‘Wet Paint’ indeed: Artists try to stay dry picturing Marco for Chamber fundraiser
As Katie O’Hara of the Marco Island Chamber of Commerce said during the auction, “it gives a whole new meaning to ‘Wet Paint.’
The Marco Island weather, usually delivering a reliable balmy blue sky during the winter season, produced a notably wet, raw day on Wednesday. As it happened, this was the appointed day for “Wet Paint Live,” the annual fundraiser of the Marco Island Area Chamber of Commerce. In the event, 20 area artists fan out around the island, starting with a blank canvas, and finishing with a painting produced on location, or “en plein air” in art-speak, in one day, all of which are then auctioned off to raise scholarship funds for Marco Island high school students.
Maps of what artist will be where were widely distributed, giving art lovers the chance to see their favorite painter at work, or make the rounds and visit them all. That became a somewhat wetter proposition on Wednesday, although the artists who did brave the elements reported they still did get spectators coming out.
Acrylic and oil paintings were in danger of becoming “water colors,” as the raindrops rained down, often with little warning. Judy Chinski was painting at the Shops of Olde Marco when, she said, the maintenance man came around and said, better get inside. “Then the skies opened up.”
The chamber benefitted from her sticking it out at her post. Chinski’s painting, a colorful rendition of what may soon become Marco Island history, depending what happens with the now on-hold redevelopment plans for the shops, brought the highest price of any of the works of art in the evening’s auction.
This took place at the Rose History Auditorium, with restaurateur and auctioneer extraordinaire Mike Jones squeezing every possible bid from the crowd.
“Trust the auctioneer – I’ll tell you when to stop bidding,” he said, and further advising bidders to take advantage of the complimentary alcoholic beverages that were thoughtfully provided.

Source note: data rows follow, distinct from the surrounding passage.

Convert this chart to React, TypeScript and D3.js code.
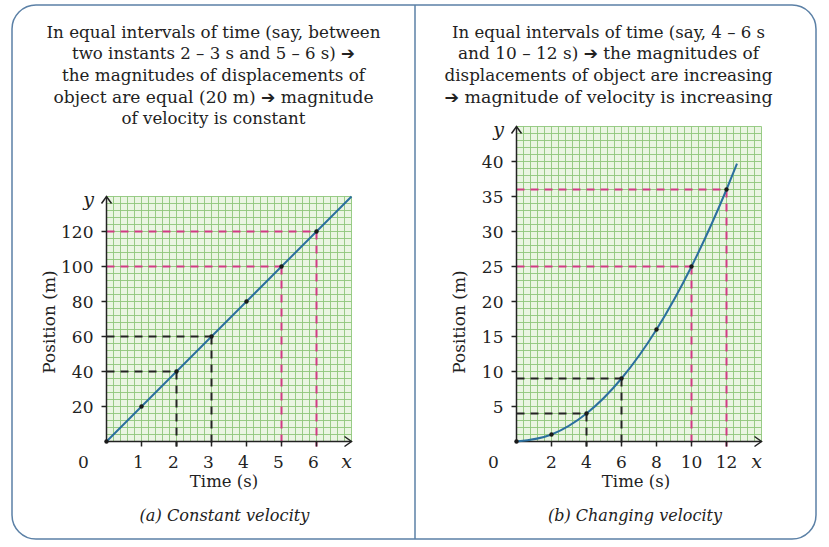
import React from "react";
import * as d3 from "d3";

const W = 829;
const H = 547;

// (a) constant velocity
const timesA = [0, 1, 2, 3, 4, 5, 6, 7];
const positionsA = [0, 20, 40, 60, 80, 100, 120, 140];
const dotTimesA = [0, 1, 2, 3, 4, 5, 6];
const blackGuidesA = [2, 3];
const pinkGuidesA = [5, 6];
const xTicksA = [1, 2, 3, 4, 5, 6];
const yTicksA = [20, 40, 60, 80, 100, 120];

// (b) changing velocity
const timesB = [0, 2, 4, 6, 8, 10, 12, 12.6];
const positionsB = [0, 1, 4, 9, 16, 25, 36, 39.7];
const dotTimesB = [0, 2, 4, 6, 8, 10, 12];
const blackGuidesB = [4, 6];
const pinkGuidesB = [10, 12];
const xTicksB = [2, 4, 6, 8, 10, 12];
const yTicksB = [5, 10, 15, 20, 25, 30, 35, 40];

const notesA = [
  ["In equal intervals of time (say, between", 334],
  ["two instants 2 – 3 s and 5 – 6 s) ➔", 283],
  ["the magnitudes of displacements of", 303],
  ["object are equal (20 m) ➔ magnitude", 320],
  ["of velocity is constant", 184],
];
const notesB = [
  ["In equal intervals of time (say, 4 – 6 s", 313],
  ["and 10 – 12 s) ➔ the magnitudes of", 301],
  ["displacements of object are increasing", 328],
  ["➔ magnitude of velocity is increasing", 328],
];

const SERIF = "'DejaVu Serif', 'Liberation Serif', serif";
const INK = "#222";
const BLUE = "#2b6f9e";
const PINK = "#d23a84";
const GRID_FILL = "#eaf5e2";
const GRID_LINE = "#8fc67a";

function NoteLines({ lines, cx }: { lines: (string | number)[][]; cx: number }) {
  return (
    <g fontFamily={SERIF} fontSize={17} fill={INK}>
      {lines.map(([txt, len], i) => {
        const parts = String(txt).split("➔");
        return (
          <text
            key={i}
            x={cx}
            y={37.5 + i * 21.7}
            textAnchor="middle"
            textLength={len as number}
            lengthAdjust="spacingAndGlyphs"
          >
            {parts.map((p, j) => (
              <React.Fragment key={j}>
                {j > 0 && (
                  <tspan fontFamily="'DejaVu Sans', sans-serif" fontSize={17} fontWeight="bold">
                    ➔
                  </tspan>
                )}
                {p}
              </React.Fragment>
            ))}
          </text>
        );
      })}
    </g>
  );
}

type PanelProps = {
  x0: number;
  y0: number;
  xMax: number;
  yMax: number;
  xStep: number;
  yStep: number;
  width: number;
  height: number;
  times: number[];
  positions: number[];
  dotTimes: number[];
  blackGuides: number[];
  pinkGuides: number[];
  xTicks: number[];
  yTicks: number[];
  curved: boolean;
  xTickShift: number;
};

function Panel(p: PanelProps) {
  const x = d3.scaleLinear().domain([0, p.xMax]).range([p.x0, p.x0 + p.width]);
  const y = d3.scaleLinear().domain([0, p.yMax]).range([p.y0, p.y0 - p.height]);
  const pts = p.times.map((t, i) => [t, p.positions[i]] as [number, number]);
  const posAt = (t: number) => p.positions[p.times.indexOf(t)];

  const path = d3
    .line<[number, number]>()
    .x((d) => x(d[0]))
    .y((d) => y(d[1]))
    .curve(p.curved ? d3.curveMonotoneX : d3.curveLinear)(pts) as string;

  const gx = d3.range(0, p.xMax + p.xStep / 2, p.xStep);
  const gy = d3.range(0, p.yMax + p.yStep / 2, p.yStep);
  const top = y(p.yMax);
  const right = x(p.xMax);

  const guide = (t: number, color: string, k: string) => {
    const v = posAt(t);
    return (
      <g key={k} stroke={color} strokeWidth={2} strokeDasharray="8 6" fill="none">
        <line x1={x(0)} x2={x(t)} y1={y(v)} y2={y(v)} />
        <line x1={x(t)} x2={x(t)} y1={y(v)} y2={p.y0 + 5} />
      </g>
    );
  };

  return (
    <g>
      <rect x={p.x0} y={top} width={p.width} height={p.height} fill={GRID_FILL} />
      <g stroke={GRID_LINE} strokeWidth={0.9}>
        {gx.map((g, i) => (
          <line key={"gx" + i} x1={x(g)} x2={x(g)} y1={top} y2={p.y0} />
        ))}
        {gy.map((g, i) => (
          <line key={"gy" + i} x1={p.x0} x2={right} y1={y(g)} y2={y(g)} />
        ))}
      </g>

      {p.blackGuides.map((t, i) => guide(t, INK, "b" + i))}
      {p.pinkGuides.map((t, i) => guide(t, PINK, "m" + i))}

      {/* axes with open arrow heads */}
      <g stroke={INK} strokeWidth={1.5} fill="none">
        <line x1={p.x0} x2={p.x0} y1={p.y0} y2={top} />
        <line x1={p.x0} x2={right} y1={p.y0} y2={p.y0} />
        <path d={`M${p.x0 - 5},${top + 7} L${p.x0},${top} L${p.x0 + 5},${top + 7}`} />
        <path d={`M${right - 7},${p.y0 - 5} L${right},${p.y0} L${right - 7},${p.y0 + 5}`} />
        {p.xTicks.map((t) => (
          <line key={"tx" + t} x1={x(t)} x2={x(t)} y1={p.y0} y2={p.y0 + 5} />
        ))}
        {p.yTicks.map((t) => (
          <line key={"ty" + t} x1={p.x0 - 5} x2={p.x0} y1={y(t)} y2={y(t)} />
        ))}
      </g>

      <path d={path} fill="none" stroke={BLUE} strokeWidth={2} />
      {p.dotTimes.map((t) => (
        <circle key={"d" + t} cx={x(t)} cy={y(posAt(t))} r={2.2} fill="#1a1a1a" />
      ))}

      <g fontFamily={SERIF} fontSize={17} fill={INK}>
        {p.xTicks.map((t) => (
          <text key={"lx" + t} x={x(t) + p.xTickShift} y={p.y0 + 26.5} textAnchor="middle">
            {t}
          </text>
        ))}
        {p.yTicks.map((t) => (
          <text key={"ly" + t} x={p.x0 - 13} y={y(t) + 6.5} textAnchor="end">
            {t}
          </text>
        ))}
        <text x={p.x0 - 23} y={p.y0 + 26.5} textAnchor="middle">
          0
        </text>
        <text x={p.x0 + p.width / 2 + (p.curved ? -3 : -5)} y={p.y0 + 45.5} textAnchor="middle" fontSize={16.5}>
          Time (s)
        </text>
        <text
          transform={`translate(${p.x0 - 52},${(p.y0 + top) / 2 + (p.curved ? 38 : 3)}) rotate(-90)`}
          textAnchor="middle"
          fontSize={17}
        >
          Position (m)
        </text>
        <text x={right - 5} y={p.y0 + 26} fontStyle="italic" fontSize={19} textAnchor="middle">
          x
        </text>
        <text x={p.x0 - 18} y={top + 9} fontStyle="italic" fontSize={19} textAnchor="middle">
          y
        </text>
      </g>
    </g>
  );
}

export default function App() {
  return (
    <svg
      width={W}
      height={H}
      viewBox={`0 0 ${W} ${H}`}
      style={{ position: "absolute", left: 0, top: 0, background: "#fff" }}
    >
      <rect x={12} y={5} width={804} height={534} rx={24} fill="#fff" stroke="#5b80a6" strokeWidth={1.5} />
      <line x1={415} x2={415} y1={5} y2={539} stroke="#5b80a6" strokeWidth={1.5} />

      <NoteLines lines={notesA} cx={213.5} />
      <NoteLines lines={notesB} cx={608.5} />

      <Panel
        x0={106.5}
        y0={441.5}
        xMax={7}
        yMax={140}
        xStep={0.2}
        yStep={4}
        width={245}
        height={245}
        times={timesA}
        positions={positionsA}
        dotTimes={dotTimesA}
        blackGuides={blackGuidesA}
        pinkGuides={pinkGuidesA}
        xTicks={xTicksA}
        yTicks={yTicksA}
        curved={false}
        xTickShift={-3}
      />
      <Panel
        x0={516.5}
        y0={441.5}
        xMax={14}
        yMax={45}
        xStep={0.4}
        yStep={1}
        width={245}
        height={315}
        times={timesB}
        positions={positionsB}
        dotTimes={dotTimesB}
        blackGuides={blackGuidesB}
        pinkGuides={pinkGuidesB}
        xTicks={xTicksB}
        yTicks={yTicksB}
        curved={true}
        xTickShift={0}
      />

      <g fontFamily={SERIF} fontStyle="italic" fontSize={17} fill={INK}>
        <text x={224.5} y={521} textAnchor="middle" textLength={170} lengthAdjust="spacingAndGlyphs">
          (a) Constant velocity
        </text>
        <text x={635} y={521} textAnchor="middle" textLength={174} lengthAdjust="spacingAndGlyphs">
          (b) Changing velocity
        </text>
      </g>
    </svg>
  );
}
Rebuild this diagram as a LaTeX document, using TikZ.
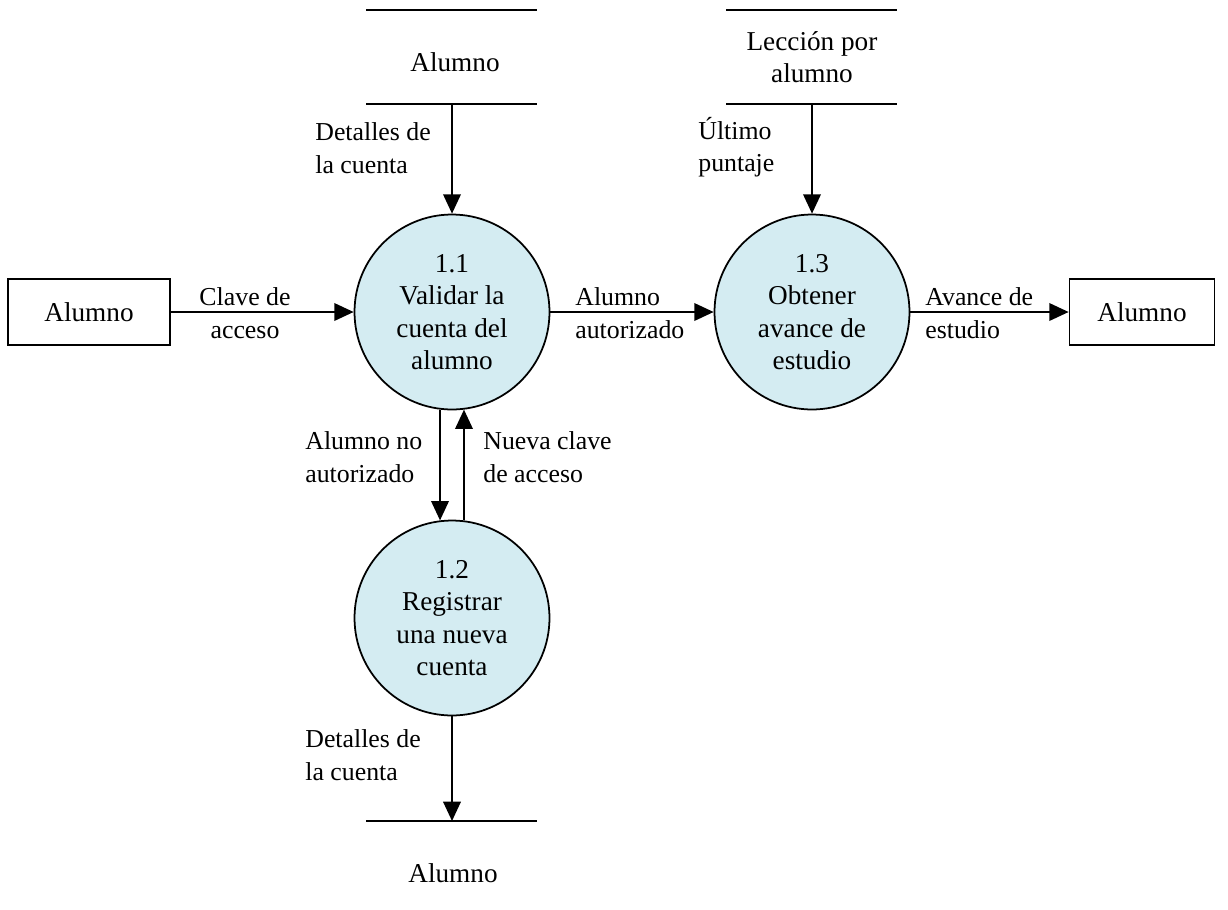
\documentclass[tikz,border=0pt]{standalone}
\usepackage{fontspec}
\setmainfont{Liberation Serif}
\usetikzlibrary{arrows.meta}

\definecolor{procfill}{RGB}{212,236,242}

\tikzset{
  proc/.style={circle, draw, line width=1pt, fill=procfill, minimum size=3.9cm,
               inner sep=0pt, align=center, font=\fontsize{15.5}{18.5}\selectfont},
  extbox/.style={rectangle, draw, line width=1pt, align=center,
                 font=\fontsize{15.5}{18}\selectfont},
  storetext/.style={align=center, font=\fontsize{15.5}{18}\selectfont},
  storeline/.style={line width=1pt},
  flow/.style={line width=1pt, -{Triangle[length=11pt,width=10pt]}},
  lbl/.style={align=left, anchor=west, inner sep=0pt, font=\fontsize{14.7}{18.5}\selectfont},
}

\begin{document}
\begin{tikzpicture}[x=0.02cm, y=-0.02cm]
  \useasboundingbox (0,0) rectangle (1228,910);

  % processes
  \node[proc] (p11) at (452,312) {1.1\\Validar la\\cuenta del\\alumno};
  \node[proc] (p13) at (812,312) {1.3\\Obtener\\avance de\\estudio};
  \node[proc] (p12) at (452,618) {1.2\\Registrar\\una nueva\\cuenta};

  % external entities
  \node[extbox, minimum width=3.24cm, minimum height=1.32cm] (e1) at (89,312) {Alumno};
  \node[extbox, minimum width=2.9cm, minimum height=1.32cm] (e2) at (1142,312) {Alumno};

  % data stores
  \coordinate (s1a) at (366,10);  \coordinate (s1b) at (537,10);
  \coordinate (s1c) at (366,104); \coordinate (s1d) at (537,104);
  \coordinate (s1o) at (452,104);
  \node[storetext] (s1) at (455,62) {Alumno};
  \draw[storeline] (s1a) -- (s1b);
  \draw[storeline] (s1c) -- (s1d);

  \coordinate (s2a) at (726,10);  \coordinate (s2b) at (897,10);
  \coordinate (s2c) at (726,104); \coordinate (s2d) at (897,104);
  \coordinate (s2o) at (812,104);
  \node[storetext] (s2) at (812,57) {Lección por\\alumno};
  \draw[storeline] (s2a) -- (s2b);
  \draw[storeline] (s2c) -- (s2d);

  \coordinate (s3a) at (366,821); \coordinate (s3b) at (537,821);
  \coordinate (s3i) at (452,821);
  \node[storetext] (s3) at (453,873) {Alumno};
  \draw[storeline] (s3a) -- (s3b);

  % data flows
  \draw[flow] (e1) -- (p11);
  \draw[flow] (p11) -- (p13);
  \draw[flow] (p13) -- (e2);
  \draw[flow] (s1o) -- (p11);
  \draw[flow] (s2o) -- (p13);
  \draw[flow] (p11.263) -- (p12.97);
  \draw[flow] (p12.83) -- (p11.277);
  \draw[flow] (p12) -- (s3i);

  % flow labels
  \node[lbl, anchor=center, align=center] (l1) at (245,313) {Clave de\\acceso};
  \node[lbl] (l2) at (575,313) {Alumno\\autorizado};
  \node[lbl] (l3) at (925,313) {Avance de\\estudio};
  \node[lbl] (l4) at (315,148) {Detalles de\\la cuenta};
  \node[lbl] (l5) at (698,147) {Último\\puntaje};
  \node[lbl] (l6) at (305,457) {Alumno no\\autorizado};
  \node[lbl] (l7) at (483,457) {Nueva clave\\de acceso};
  \node[lbl] (l8) at (305,755) {Detalles de\\la cuenta};
\end{tikzpicture}
\end{document}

Chinski’s painting, a true water color, brought a winning $1,800 bid from Andrea Willets, who also purchased Karen Swanker’s canvas, the first to be auctioned. In each case, the artist keeps half the proceeds, with the balance going to the chamber’s scholarship fund.
Kim Belange’s painting of Goodland, which she had to sit cramped in the back of her car in the rain to complete, was a close second, garnering $1,550. Carolyn Burger, a freshman art student at Florida Southwestern, reaped (half of) the $600 sale price of her water color, pen and ink, and gold foil creation, and hadn’t even realized that she would share in the proceeds at all.
“This was wonderful. We did better than we did last year, despite the weather,” said chamber executive director Dianna Dohm. “We had a lot of people bidding, not just the usual suspects. And Mike Jones was fabulous – he got people laughing and got more bids out of them.”
The artists also had the chance to sell additional paintings, not created the same day, in a silent auction, with Betty Newman “artfully” showing a couple of her heart paintings to give husbands a last-minute opportunity to salvage Valentine’s Day.
Indefatigable volunteers Dave and Susie Walsh and Ed and Cindy Crane kept the wine and beer flowing, and attendees enjoyed the buffet provided by Kretch’s. Additional artists painting included Robert Amirault, Anastasia Baran, Carolyn Burger, Barbara Dalton, Nancy Falciani, Kathy Graf, Judy Harthorn, Inez Hudson, Dave Klocke, Nancy Norman, Tara O’Neill, Phyllis Pransky, Jarrett Stinchcomb, Karen Thiel, and Susan Wold. Russ Simmons and Jim Swanker displayed each canvas before it went on the block.